While the Companies Act generally treats the transfer of more than 75% of shares as a change in ownership, the concession agreement sets the threshold at 25%.
Due procedures followed, say Adani Group officials
As the Government of Kerala is the designated authority under the agreement, no change in ownership can take effect without its prior approval, he said.
MSC is not merely a financial investor but one of the world’s largest container shipping companies, Satheesan said. The government will therefore examine how the company plans to use its investment and whether its entry could influence the port’s operations.
Pinarayi expressed concern over the proposed share transfer, saying Vizhinjam was envisioned as a world-class multi-operator port, but the proposed transaction could pave the way for monopolisation by a single shipping company.
If that happens, the port would lose both its multi-operator and multi-client character, leaving exporters dependent on a single company’s vessels and freight rates, he said.
Pinarayi urged the government to examine whether the proposed financial arrangement could artificially reduce the state’s revenue share from the port from 2035 onwards. He noted that the previous government had signed MoUs worth Rs 5,000 crore with PSUs such as the Container Corporation of India (CONCOR) and Central Warehousing Corporation (CWC), and warned that if the port came under the effective control of a single company, it could undermine the growth prospects of those public sector entities as well as other logistics firms. He urged the government not to permit any move that could lead to monopolisation of the port.
Meanwhile, Adani Group officials told TNIE that due procedures had been followed in the proposed sale of a 49% minority stake in its operating subsidiary, Adani Vizhinjam Port Private Limited (AVPPL), to MSC. According to the officials, the concession agreement requires Adani Ports to retain at least a 51% stake during the construction phase and the first year of commercial operations.
Thereafter, it is required to hold a minimum 26% stake, allowing it to divest the remaining shares with government approval.
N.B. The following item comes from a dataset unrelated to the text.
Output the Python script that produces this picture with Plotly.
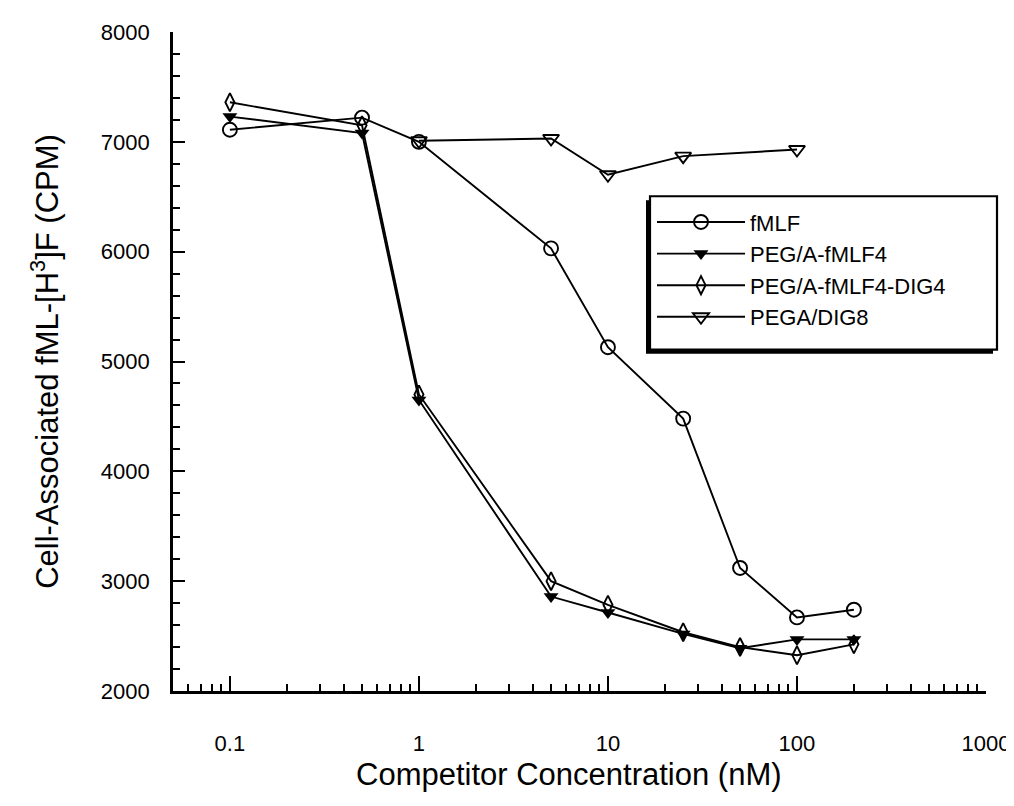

They added that, under the agreement, the Adani Group can legally divest up to 74% of its stake two years after the port’s formal commissioning.
The officials also defended the group’s decision to notify market regulator SEBI before formally informing the state government. “Under regulatory requirements, we are legally bound to notify SEBI first and make a public disclosure. After that we will formally intimate the state and Union governments. The transaction will materialise only after obtaining their explicit approvals,” a company source said.
The source added that preparations were under way to formally inform the government and that the entire process is expected to take three to five months to conclude.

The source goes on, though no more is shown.